Written request:
Omit all images, then return the remaining material exactly as it stands.
◆ ◆ ◆
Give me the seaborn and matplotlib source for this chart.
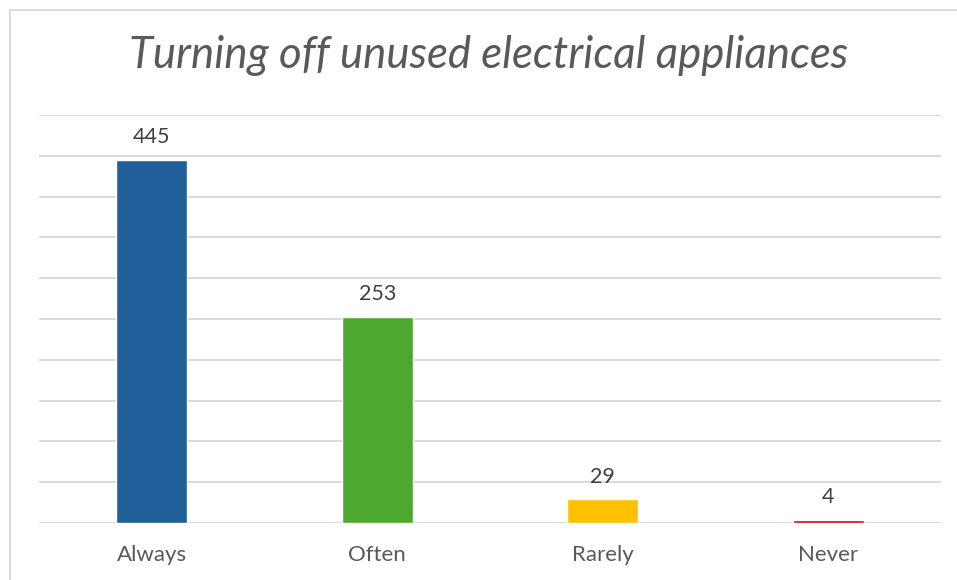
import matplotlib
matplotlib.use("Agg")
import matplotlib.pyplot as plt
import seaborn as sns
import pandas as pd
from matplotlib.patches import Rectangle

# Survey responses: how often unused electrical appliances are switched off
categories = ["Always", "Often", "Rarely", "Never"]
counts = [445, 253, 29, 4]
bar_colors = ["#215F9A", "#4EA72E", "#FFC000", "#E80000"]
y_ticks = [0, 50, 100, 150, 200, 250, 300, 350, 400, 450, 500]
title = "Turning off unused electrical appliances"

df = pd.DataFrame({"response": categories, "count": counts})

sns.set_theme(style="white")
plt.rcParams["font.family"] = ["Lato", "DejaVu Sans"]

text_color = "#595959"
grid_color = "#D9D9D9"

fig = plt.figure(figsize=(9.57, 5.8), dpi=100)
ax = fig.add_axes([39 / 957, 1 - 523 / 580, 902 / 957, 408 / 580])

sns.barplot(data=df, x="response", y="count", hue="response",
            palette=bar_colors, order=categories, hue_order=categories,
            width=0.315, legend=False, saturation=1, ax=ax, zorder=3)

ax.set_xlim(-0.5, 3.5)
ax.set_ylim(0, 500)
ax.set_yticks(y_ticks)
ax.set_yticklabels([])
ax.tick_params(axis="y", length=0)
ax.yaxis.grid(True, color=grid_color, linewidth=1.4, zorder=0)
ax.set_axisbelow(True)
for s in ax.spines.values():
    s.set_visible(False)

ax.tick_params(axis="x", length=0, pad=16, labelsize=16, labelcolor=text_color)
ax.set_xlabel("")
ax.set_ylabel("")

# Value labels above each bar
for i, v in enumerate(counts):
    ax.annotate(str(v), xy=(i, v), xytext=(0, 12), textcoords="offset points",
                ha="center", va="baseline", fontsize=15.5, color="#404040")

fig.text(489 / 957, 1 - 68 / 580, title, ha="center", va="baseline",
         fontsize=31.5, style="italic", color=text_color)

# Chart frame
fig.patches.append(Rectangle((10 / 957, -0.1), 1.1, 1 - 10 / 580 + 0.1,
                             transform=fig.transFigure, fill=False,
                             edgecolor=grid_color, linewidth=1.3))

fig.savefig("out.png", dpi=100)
◆ ◆ ◆
Solution to this exercise:
Give me the seaborn and matplotlib source for this chart.
import matplotlib
matplotlib.use("Agg")
import matplotlib.pyplot as plt
import seaborn as sns
import pandas as pd
from matplotlib.patches import Rectangle

# Survey responses: how often unused electrical appliances are switched off
categories = ["Always", "Often", "Rarely", "Never"]
counts = [445, 253, 29, 4]
bar_colors = ["#215F9A", "#4EA72E", "#FFC000", "#E80000"]
y_ticks = [0, 50, 100, 150, 200, 250, 300, 350, 400, 450, 500]
title = "Turning off unused electrical appliances"

df = pd.DataFrame({"response": categories, "count": counts})

sns.set_theme(style="white")
plt.rcParams["font.family"] = ["Lato", "DejaVu Sans"]

text_color = "#595959"
grid_color = "#D9D9D9"

fig = plt.figure(figsize=(9.57, 5.8), dpi=100)
ax = fig.add_axes([39 / 957, 1 - 523 / 580, 902 / 957, 408 / 580])

sns.barplot(data=df, x="response", y="count", hue="response",
            palette=bar_colors, order=categories, hue_order=categories,
            width=0.315, legend=False, saturation=1, ax=ax, zorder=3)

ax.set_xlim(-0.5, 3.5)
ax.set_ylim(0, 500)
ax.set_yticks(y_ticks)
ax.set_yticklabels([])
ax.tick_params(axis="y", length=0)
ax.yaxis.grid(True, color=grid_color, linewidth=1.4, zorder=0)
ax.set_axisbelow(True)
for s in ax.spines.values():
    s.set_visible(False)

ax.tick_params(axis="x", length=0, pad=16, labelsize=16, labelcolor=text_color)
ax.set_xlabel("")
ax.set_ylabel("")

# Value labels above each bar
for i, v in enumerate(counts):
    ax.annotate(str(v), xy=(i, v), xytext=(0, 12), textcoords="offset points",
                ha="center", va="baseline", fontsize=15.5, color="#404040")

fig.text(489 / 957, 1 - 68 / 580, title, ha="center", va="baseline",
         fontsize=31.5, style="italic", color=text_color)

# Chart frame
fig.patches.append(Rectangle((10 / 957, -0.1), 1.1, 1 - 10 / 580 + 0.1,
                             transform=fig.transFigure, fill=False,
                             edgecolor=grid_color, linewidth=1.3))

fig.savefig("out.png", dpi=100)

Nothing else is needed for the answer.